Join Date: Aug 2011
Posts: 5,086
For now I'll give a quick upper bound:
4(4C2) * {(26C3)(13C5)² + 26(13C6)² + 2[(26C2)(13C6)(13C5) + 26(13C7)(13C5) + (13C7)(13C6) + (13C8)(13C5)]} / (52C13) = 22.46%
That overcounts the chance of more than one shared flush, which is small of course, so the estimate is already good (I say call it 22% and call it a day). Edit to add: I can picture an exact solution (eg starting with the above and correcting it via inclusion-exclusion), but it would require a lot of work which I probably won't feel like doing. So instead, I'll add some explanation to the above.

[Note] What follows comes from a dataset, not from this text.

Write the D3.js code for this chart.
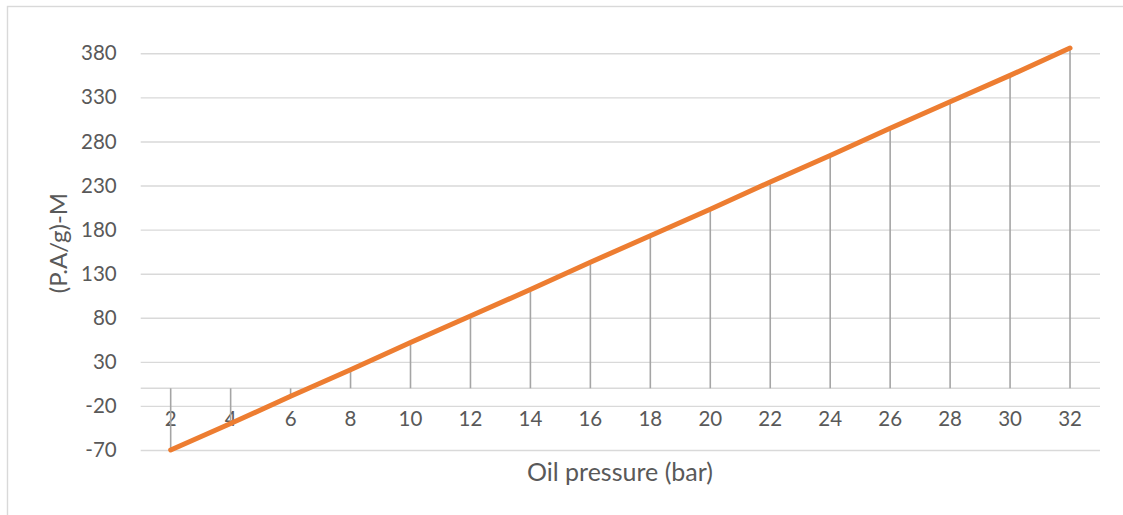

The part in { } is the number of ways a specific two players can share a specific flush, say clubs. The denominator is all 52C13 ways the clubs can be distributed. In the numerator, the term (26C3)(13C5)² is the number of ways to pick 5 places for the clubs within one player's 13 cards, 5 places in the other player's, and 3 places within the other two players' cards. We have to separately add the case of a 6-flush vs 5-flush, 6&6 and so on. Any asymmetrical matchup must be multiplied by 2 because either player can have the 6-flush or 5-flush.
Since any two players can have the flushes, we multiply all that by 4C2. If the question were about a specific suit, that would give the exact answer. Since it can be any suit, we also must multiply everything by 4 (but now we've overcounted).
Last edited by heehaww; 11-27-2024 at 04:17 PM.